Work to complete
Look through the listing below for the line containing "Reproduce this chart with Chart.js.". Copy it and each line after it up to and including the line containing "80, 90, 100];", exactly, leaving out pictures.

* BEGIN Data extract *

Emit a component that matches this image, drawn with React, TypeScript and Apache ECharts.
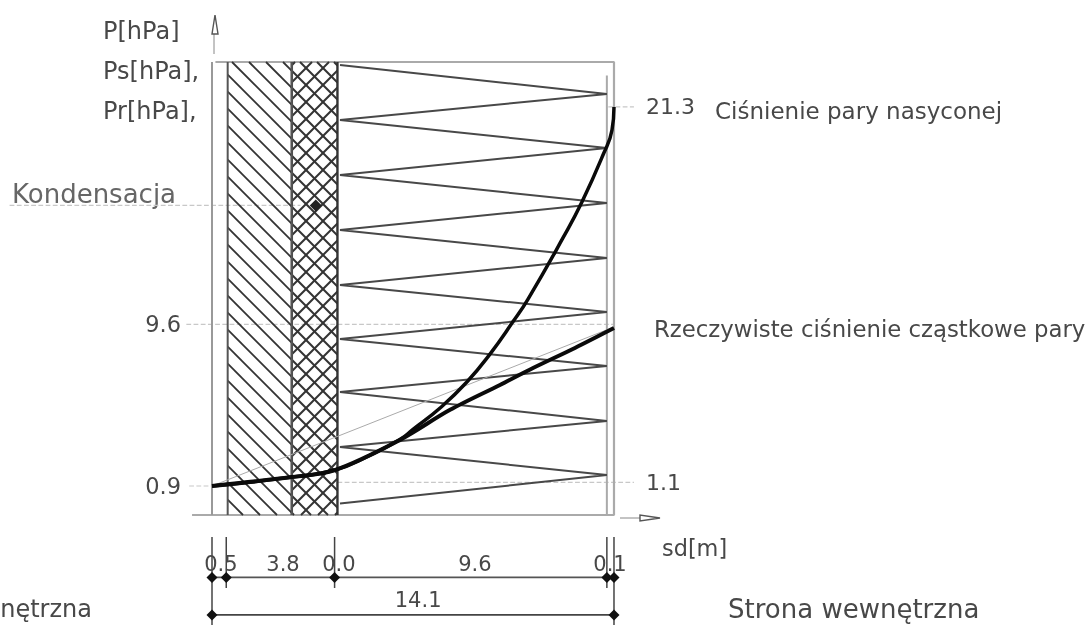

* END Data extract *
* BEGIN Data extract *

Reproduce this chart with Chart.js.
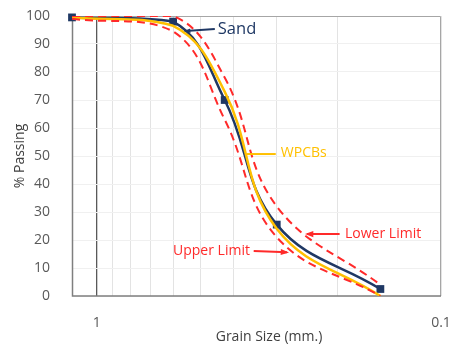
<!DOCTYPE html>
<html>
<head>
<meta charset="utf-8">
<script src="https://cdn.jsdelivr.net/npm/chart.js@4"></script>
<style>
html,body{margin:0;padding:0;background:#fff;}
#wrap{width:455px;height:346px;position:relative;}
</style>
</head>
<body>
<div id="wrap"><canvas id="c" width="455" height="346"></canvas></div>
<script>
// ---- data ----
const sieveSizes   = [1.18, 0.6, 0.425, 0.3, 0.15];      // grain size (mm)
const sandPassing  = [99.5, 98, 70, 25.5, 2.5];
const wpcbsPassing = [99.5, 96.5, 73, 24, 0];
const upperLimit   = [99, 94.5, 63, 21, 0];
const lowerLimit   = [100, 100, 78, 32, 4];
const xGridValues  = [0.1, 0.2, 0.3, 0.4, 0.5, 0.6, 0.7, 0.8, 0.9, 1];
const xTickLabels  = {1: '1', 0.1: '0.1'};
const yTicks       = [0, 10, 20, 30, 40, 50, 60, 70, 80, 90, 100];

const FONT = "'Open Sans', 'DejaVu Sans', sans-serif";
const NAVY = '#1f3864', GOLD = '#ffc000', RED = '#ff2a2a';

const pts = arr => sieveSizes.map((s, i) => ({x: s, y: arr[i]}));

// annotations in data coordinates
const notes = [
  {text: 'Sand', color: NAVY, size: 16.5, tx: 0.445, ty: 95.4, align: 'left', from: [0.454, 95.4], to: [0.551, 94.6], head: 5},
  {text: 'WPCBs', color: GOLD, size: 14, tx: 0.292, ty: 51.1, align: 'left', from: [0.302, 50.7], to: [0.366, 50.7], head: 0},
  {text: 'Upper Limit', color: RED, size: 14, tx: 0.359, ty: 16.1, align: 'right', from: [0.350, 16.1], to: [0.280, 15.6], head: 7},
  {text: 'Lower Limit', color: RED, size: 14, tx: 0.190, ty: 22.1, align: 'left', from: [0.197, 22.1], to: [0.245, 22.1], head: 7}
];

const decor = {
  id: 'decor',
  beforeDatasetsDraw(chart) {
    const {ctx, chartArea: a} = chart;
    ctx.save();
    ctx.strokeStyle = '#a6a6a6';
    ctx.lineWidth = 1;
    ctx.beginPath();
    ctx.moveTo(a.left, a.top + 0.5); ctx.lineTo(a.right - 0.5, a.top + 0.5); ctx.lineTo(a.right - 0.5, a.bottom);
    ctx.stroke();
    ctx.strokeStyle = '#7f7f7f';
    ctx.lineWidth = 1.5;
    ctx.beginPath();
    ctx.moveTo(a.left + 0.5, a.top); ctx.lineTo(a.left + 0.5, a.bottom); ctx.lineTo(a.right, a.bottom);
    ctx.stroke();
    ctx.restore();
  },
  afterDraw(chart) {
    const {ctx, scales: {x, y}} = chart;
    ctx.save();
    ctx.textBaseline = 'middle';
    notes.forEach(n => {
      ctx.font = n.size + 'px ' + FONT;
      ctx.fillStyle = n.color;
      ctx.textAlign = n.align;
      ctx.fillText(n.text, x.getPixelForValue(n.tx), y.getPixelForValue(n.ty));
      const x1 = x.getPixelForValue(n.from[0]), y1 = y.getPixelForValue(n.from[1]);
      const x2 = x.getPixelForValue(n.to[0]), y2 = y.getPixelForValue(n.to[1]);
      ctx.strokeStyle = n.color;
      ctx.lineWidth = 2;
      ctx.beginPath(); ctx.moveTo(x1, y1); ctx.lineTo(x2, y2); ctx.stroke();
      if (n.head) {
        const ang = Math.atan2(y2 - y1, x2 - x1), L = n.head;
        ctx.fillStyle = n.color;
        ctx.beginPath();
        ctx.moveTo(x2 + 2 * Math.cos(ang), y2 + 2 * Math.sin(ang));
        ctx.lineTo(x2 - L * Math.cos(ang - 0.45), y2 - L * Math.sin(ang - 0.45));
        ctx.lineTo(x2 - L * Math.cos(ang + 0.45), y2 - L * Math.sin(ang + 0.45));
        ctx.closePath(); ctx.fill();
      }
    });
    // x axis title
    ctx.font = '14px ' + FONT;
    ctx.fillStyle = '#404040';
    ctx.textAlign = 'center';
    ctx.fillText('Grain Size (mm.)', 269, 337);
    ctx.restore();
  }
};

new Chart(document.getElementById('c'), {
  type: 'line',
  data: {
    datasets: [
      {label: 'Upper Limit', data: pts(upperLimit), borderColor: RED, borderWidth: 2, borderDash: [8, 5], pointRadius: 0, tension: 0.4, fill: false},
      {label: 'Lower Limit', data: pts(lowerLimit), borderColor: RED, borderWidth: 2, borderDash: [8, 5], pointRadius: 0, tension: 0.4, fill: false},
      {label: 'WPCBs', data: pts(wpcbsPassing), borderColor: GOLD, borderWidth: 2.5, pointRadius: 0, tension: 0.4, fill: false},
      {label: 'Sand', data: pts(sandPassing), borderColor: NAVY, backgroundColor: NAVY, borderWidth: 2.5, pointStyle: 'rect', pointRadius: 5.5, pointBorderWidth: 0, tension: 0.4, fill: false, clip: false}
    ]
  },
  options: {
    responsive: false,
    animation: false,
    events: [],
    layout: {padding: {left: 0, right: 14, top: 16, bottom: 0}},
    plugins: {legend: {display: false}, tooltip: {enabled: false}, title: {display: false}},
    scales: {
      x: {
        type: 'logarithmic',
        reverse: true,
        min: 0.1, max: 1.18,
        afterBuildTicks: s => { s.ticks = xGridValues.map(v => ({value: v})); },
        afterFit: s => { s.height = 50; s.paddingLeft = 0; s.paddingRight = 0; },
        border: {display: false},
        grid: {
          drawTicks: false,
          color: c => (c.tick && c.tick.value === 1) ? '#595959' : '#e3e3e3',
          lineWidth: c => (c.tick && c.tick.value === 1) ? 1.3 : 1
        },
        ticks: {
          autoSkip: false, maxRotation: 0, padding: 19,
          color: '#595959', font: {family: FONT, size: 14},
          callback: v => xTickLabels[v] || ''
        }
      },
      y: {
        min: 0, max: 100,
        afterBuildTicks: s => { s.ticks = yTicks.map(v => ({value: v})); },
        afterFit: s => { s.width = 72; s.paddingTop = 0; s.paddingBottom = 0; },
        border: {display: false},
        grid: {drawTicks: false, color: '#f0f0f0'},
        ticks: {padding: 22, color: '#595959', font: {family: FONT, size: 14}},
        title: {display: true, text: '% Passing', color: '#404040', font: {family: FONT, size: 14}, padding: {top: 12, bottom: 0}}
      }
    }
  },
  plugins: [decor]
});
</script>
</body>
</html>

* END Data extract *
* BEGIN Data extract *

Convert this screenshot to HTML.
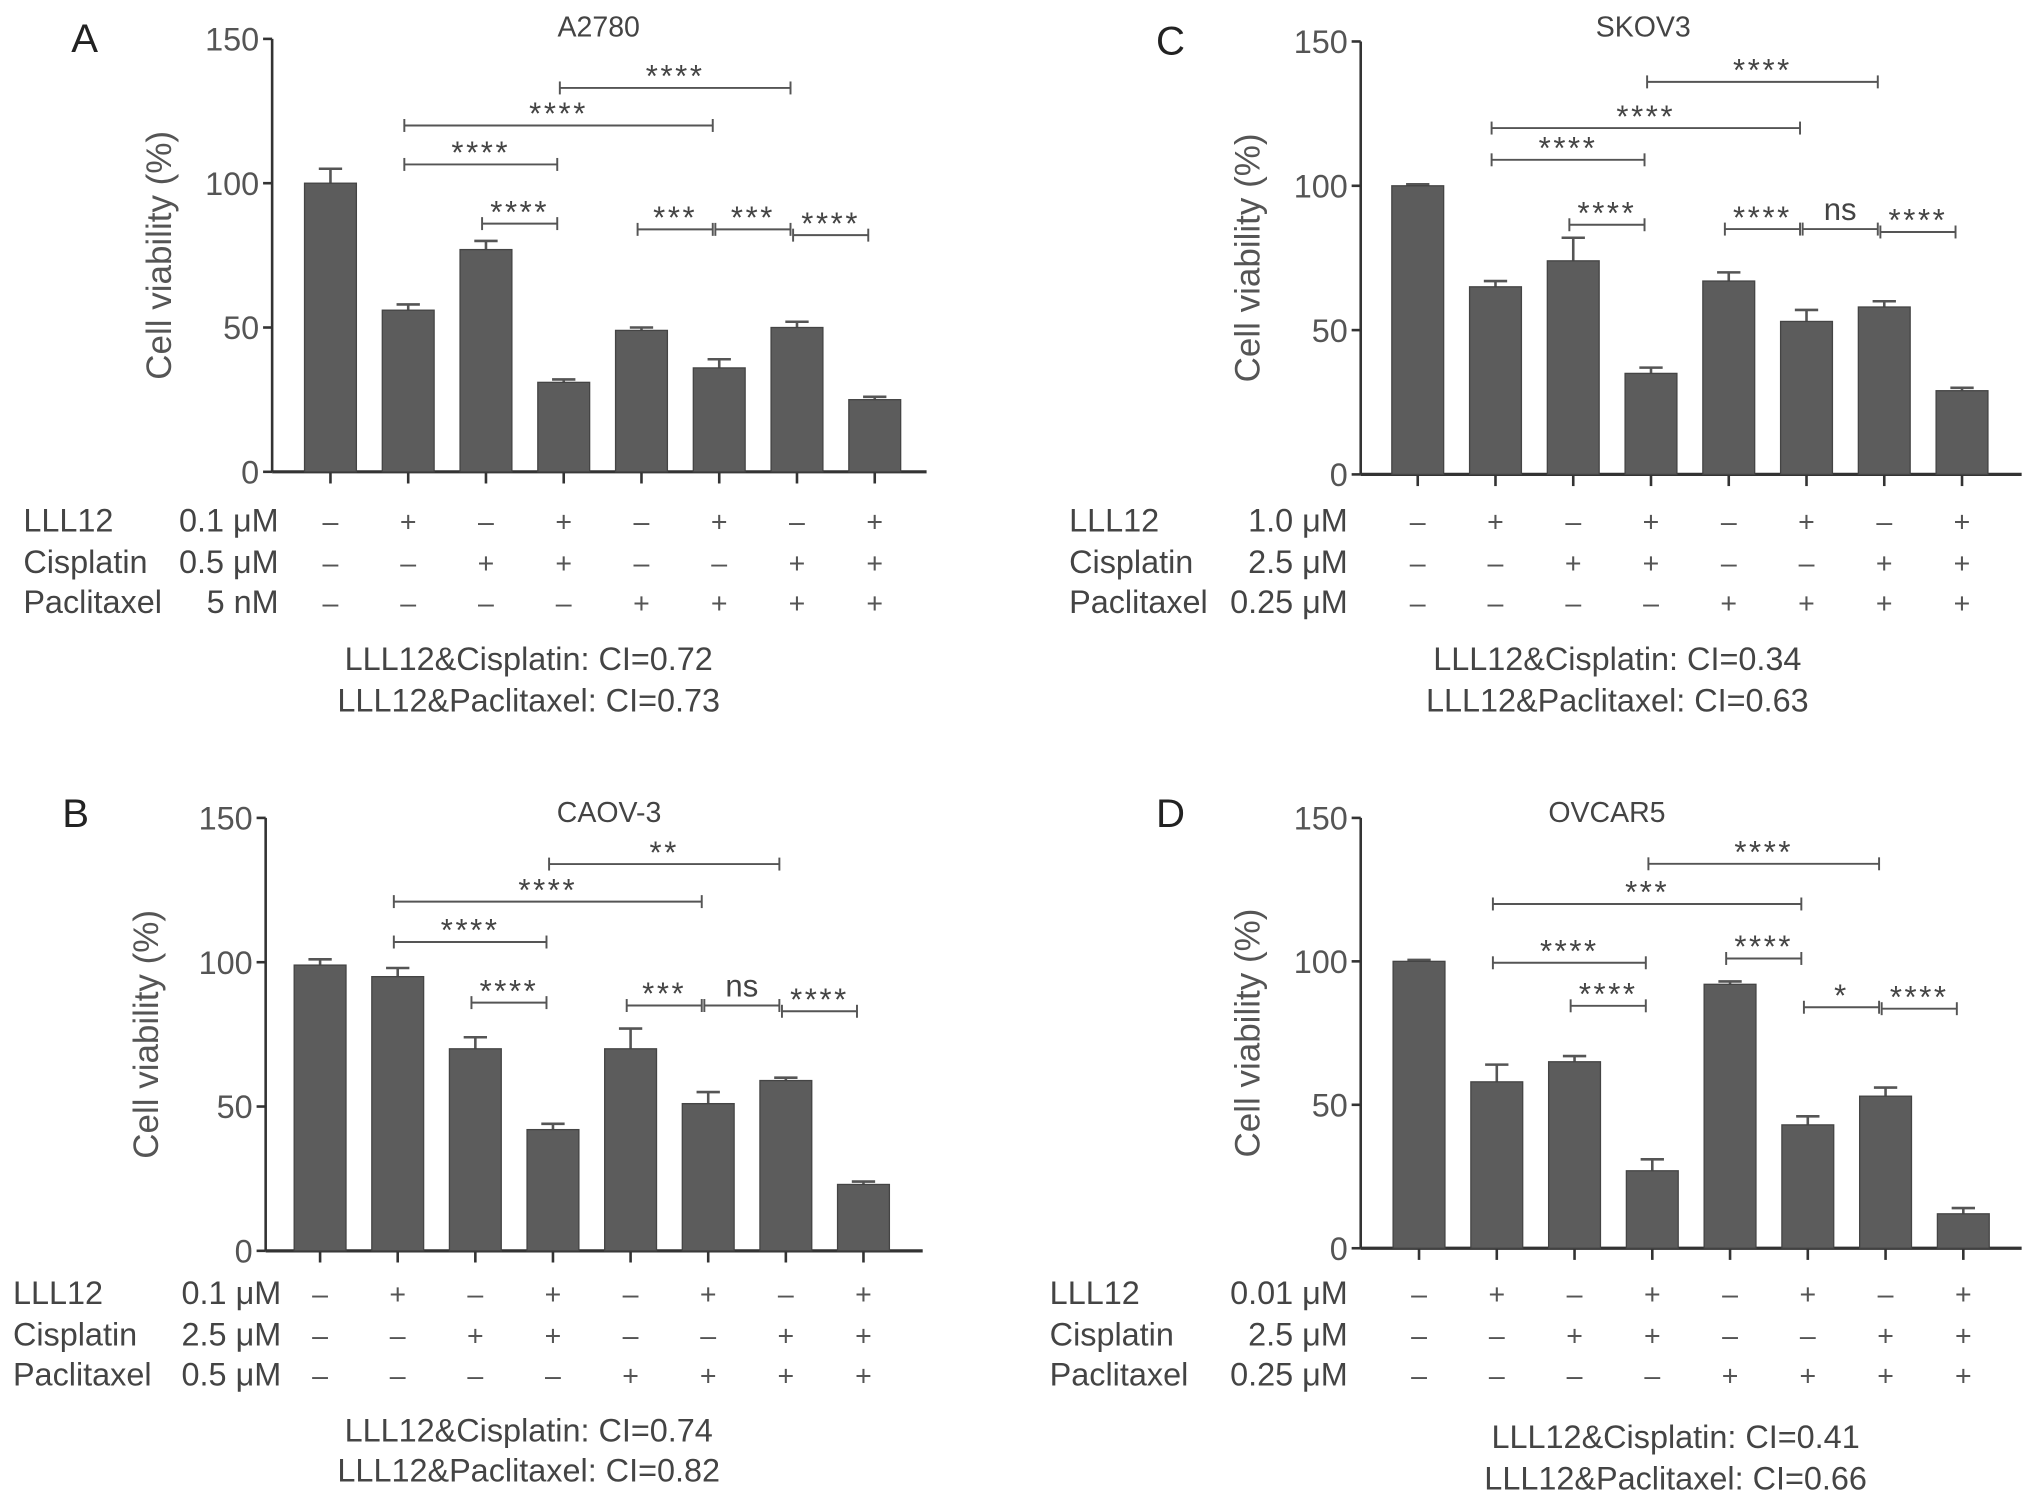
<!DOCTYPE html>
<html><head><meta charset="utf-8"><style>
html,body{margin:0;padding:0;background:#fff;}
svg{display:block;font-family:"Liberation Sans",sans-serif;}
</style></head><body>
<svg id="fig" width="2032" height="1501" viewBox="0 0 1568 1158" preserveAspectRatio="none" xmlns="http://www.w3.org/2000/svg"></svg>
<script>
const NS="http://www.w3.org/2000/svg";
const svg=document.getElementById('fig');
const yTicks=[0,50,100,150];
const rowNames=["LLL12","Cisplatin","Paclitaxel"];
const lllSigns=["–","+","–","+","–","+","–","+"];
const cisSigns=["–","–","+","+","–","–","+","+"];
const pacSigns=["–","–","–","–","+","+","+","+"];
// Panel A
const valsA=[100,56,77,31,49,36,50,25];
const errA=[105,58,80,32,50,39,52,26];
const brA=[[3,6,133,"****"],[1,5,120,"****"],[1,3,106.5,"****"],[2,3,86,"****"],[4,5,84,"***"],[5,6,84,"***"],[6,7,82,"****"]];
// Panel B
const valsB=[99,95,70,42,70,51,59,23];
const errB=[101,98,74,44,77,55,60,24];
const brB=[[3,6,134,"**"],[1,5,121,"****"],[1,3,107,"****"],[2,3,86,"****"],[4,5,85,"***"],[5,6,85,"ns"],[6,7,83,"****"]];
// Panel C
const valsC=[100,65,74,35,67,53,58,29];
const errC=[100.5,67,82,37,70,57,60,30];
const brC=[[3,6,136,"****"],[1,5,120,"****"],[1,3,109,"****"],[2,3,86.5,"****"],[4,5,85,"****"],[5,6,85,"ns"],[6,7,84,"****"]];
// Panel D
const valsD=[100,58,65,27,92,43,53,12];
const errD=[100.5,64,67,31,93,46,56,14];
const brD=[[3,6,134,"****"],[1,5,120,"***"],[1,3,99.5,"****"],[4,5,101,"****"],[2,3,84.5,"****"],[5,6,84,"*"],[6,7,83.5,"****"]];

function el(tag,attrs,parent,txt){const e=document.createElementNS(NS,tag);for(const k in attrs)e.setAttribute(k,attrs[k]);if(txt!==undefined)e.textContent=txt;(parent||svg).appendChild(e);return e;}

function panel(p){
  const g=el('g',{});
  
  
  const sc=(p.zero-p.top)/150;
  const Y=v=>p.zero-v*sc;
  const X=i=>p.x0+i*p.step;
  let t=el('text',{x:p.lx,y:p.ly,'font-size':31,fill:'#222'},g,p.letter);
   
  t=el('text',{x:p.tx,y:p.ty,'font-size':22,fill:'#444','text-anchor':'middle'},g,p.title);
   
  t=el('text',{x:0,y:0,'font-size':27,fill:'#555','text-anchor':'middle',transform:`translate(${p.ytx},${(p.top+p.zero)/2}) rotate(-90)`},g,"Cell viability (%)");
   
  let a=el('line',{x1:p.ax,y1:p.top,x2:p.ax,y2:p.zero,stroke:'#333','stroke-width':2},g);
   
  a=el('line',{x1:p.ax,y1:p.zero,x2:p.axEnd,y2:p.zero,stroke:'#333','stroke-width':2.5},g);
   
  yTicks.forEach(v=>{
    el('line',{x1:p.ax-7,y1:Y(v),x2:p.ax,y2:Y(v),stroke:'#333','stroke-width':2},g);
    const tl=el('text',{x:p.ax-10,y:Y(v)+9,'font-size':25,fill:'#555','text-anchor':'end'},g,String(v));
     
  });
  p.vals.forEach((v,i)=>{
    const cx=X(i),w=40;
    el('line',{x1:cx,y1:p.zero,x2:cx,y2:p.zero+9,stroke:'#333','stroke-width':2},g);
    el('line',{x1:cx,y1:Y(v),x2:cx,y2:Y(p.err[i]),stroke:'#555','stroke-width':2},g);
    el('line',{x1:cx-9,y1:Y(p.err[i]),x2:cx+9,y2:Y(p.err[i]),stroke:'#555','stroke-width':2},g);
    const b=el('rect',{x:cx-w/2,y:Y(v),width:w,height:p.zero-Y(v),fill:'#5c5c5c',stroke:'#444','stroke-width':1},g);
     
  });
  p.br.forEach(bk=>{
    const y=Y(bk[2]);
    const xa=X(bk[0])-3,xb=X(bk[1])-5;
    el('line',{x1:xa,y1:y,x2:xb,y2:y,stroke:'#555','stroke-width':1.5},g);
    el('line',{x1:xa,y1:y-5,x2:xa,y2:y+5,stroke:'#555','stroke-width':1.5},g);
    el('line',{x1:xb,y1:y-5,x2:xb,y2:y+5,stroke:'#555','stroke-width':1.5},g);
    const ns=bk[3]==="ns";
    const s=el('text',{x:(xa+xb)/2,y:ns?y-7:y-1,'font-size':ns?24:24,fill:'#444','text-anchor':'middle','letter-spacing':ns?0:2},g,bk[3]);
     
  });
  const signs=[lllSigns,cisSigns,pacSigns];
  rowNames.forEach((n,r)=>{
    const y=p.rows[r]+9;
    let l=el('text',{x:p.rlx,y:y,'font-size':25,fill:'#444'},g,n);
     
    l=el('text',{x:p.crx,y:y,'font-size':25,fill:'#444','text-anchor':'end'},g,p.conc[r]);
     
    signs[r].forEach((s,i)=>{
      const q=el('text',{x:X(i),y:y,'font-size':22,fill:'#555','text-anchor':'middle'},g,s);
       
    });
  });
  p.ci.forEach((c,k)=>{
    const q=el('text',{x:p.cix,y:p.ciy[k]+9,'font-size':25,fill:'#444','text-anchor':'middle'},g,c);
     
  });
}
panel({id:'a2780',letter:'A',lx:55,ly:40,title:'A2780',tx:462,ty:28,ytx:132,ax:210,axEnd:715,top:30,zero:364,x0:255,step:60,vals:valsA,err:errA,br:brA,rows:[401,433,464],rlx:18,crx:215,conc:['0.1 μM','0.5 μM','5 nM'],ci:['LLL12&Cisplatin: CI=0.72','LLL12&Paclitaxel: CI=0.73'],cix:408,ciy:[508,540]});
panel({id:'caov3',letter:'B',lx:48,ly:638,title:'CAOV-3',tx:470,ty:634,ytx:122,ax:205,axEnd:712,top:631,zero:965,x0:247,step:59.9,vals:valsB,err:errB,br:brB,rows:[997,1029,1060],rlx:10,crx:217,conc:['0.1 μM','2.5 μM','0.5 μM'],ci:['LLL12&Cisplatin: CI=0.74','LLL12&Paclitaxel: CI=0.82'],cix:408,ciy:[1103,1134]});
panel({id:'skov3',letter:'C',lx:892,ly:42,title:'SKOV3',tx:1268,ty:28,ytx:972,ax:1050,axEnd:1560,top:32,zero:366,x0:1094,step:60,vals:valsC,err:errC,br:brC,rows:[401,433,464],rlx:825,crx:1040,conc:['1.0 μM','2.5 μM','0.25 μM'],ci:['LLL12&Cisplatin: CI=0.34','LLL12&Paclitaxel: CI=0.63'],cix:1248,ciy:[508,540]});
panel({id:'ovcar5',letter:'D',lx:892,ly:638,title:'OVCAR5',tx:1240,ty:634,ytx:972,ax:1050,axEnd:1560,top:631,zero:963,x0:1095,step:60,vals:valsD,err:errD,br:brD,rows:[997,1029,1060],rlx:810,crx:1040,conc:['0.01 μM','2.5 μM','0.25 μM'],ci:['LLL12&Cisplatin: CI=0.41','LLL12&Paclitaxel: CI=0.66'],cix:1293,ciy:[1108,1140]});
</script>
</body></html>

* END Data extract *

Exercise solution
Reproduce this chart with Chart.js.
<!DOCTYPE html>
<html>
<head>
<meta charset="utf-8">
<script src="https://cdn.jsdelivr.net/npm/chart.js@4"></script>
<style>
html,body{margin:0;padding:0;background:#fff;}
#wrap{width:455px;height:346px;position:relative;}
</style>
</head>
<body>
<div id="wrap"><canvas id="c" width="455" height="346"></canvas></div>
<script>
// ---- data ----
const sieveSizes   = [1.18, 0.6, 0.425, 0.3, 0.15];      // grain size (mm)
const sandPassing  = [99.5, 98, 70, 25.5, 2.5];
const wpcbsPassing = [99.5, 96.5, 73, 24, 0];
const upperLimit   = [99, 94.5, 63, 21, 0];
const lowerLimit   = [100, 100, 78, 32, 4];
const xGridValues  = [0.1, 0.2, 0.3, 0.4, 0.5, 0.6, 0.7, 0.8, 0.9, 1];
const xTickLabels  = {1: '1', 0.1: '0.1'};
const yTicks       = [0, 10, 20, 30, 40, 50, 60, 70, 80, 90, 100];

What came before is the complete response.